The red thread of fate in anime, manga, and other media

The red thread of fate is something that is almost synonymous with romance anime and manga, used often to connect the two fated lovers, destined to be together regardless of fate, time or place. Also known as the red string of fate or marriage, it came from Chinese mythology and even has a goddess in charge of it. The ways the string is tied differs from place to place as well, for example, in the original Chinese myth it’s tied around both parties’ ankles, instead of the most popular “tied around the little fingers” method that is portrayed most often as well.

There are a number of different colored threads that connect two people and come with their own meanings as well. A well known one is the yellow thread, which is believed to connect friends. While I could not find much about others, another known one is the blue string which is believed to connect either family members or someone you have a student-mentor relationship with. Nevertheless, without a doubt, the most popular one is the red one, akin to fascination with the Western concept of soulmates.

“Your name” in a way revived the concept from its slumber and revealed it more to mainstream audiences, thanks to the popularity of the film

The implications that this thread carries are almost primarily romantic, leaning onto the romantic connection portrayed in the original myth, thus portraying particular feelings that might not be stated outright otherwise. No matter what your stance is in the whole Hibike Euphonium ship war, the importance of Reina to Kumiko and vice versa is undeniable. Even in the ending the two are portrayed connected by the red string of fate.

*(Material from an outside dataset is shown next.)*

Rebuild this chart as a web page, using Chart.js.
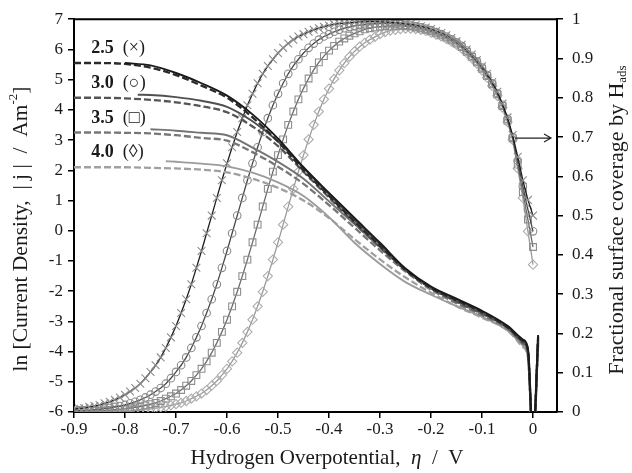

This creates an interesting split between what is considered cannon in both the novel and the show/movie, with proper development, and what the show itself is in a way teasing the audience with, despite never committing to it.

Unlike how the name suggests, many things can substitute the thread itself. In the before mentioned “Your name” movie, the thread is Mitsuha’s ribbon and Taki’s bracelet. In a similar manner, it can be said that in Madoka magica, Madoka’s ribbons given to Homura, symbolize the same thing.
Another interesting example is using just the color of something and referring to it as a string of fate. This can be seen in Naruto, where a character finds her true love thanks to her bright red hair which she used to hate for its color and the attention it attracted. Mirroring this, later on in the series, a red scarf can be interpreted as a link between two characters, bringing them closer to one another.

The thread can also be used for other purposes than purely romantic in the anime. It can range from comedy (in Haiyore Nyaruko-san, the titular Nyaruko-san claims that she and the main character are connected by a red tentacle) to deception (Space Patrol Luluco, how a person pretending to be the main character’s love interest deceives her with the thread itself). An even darker version of this can be found in Jigoku shoujo, where the titular hell girl makes contracts with her clients by them untying a red string from a doll, and later takes them to hell along with their chosen targets. Not much can be said about severing the red thread of fate as it is unclear, but it can allude to feelings disappearing for one party or both or heartbreak and an eternity of sadness.

While it may seem that this concept is just a passing trend for endings and pretty art, not going for more than a name drop like they did in Inuyasha, some anime go out of their way and make a whole episode about it (xxxHollic) and as a premise in such manga as Koi cupid by Mia Ikumi and Akai Ito no Shikkou Yuuyo by Yoshio Akira.
As much as the concept of soulmates is getting more popular and more attention, the string trying two fated lovers together has branched out into other pieces of media:

  • In the 2015 cartoon Star vs. the forces of evil, the red thread is literally the moon also referred to as the blood moon or the “moon of lovers”, linking two characters together almost in a curse sort of way, even when they don’t want to be together or have other people they are interested in.
  • The vocaloid music video “Just be friends”, sung by Megurine Luka, portraying the move on from a failed “red string” relationship and the sadness of it.
  • A version of it can be found even in Pokemon, as a red ball of string as an item, causing particular status effects.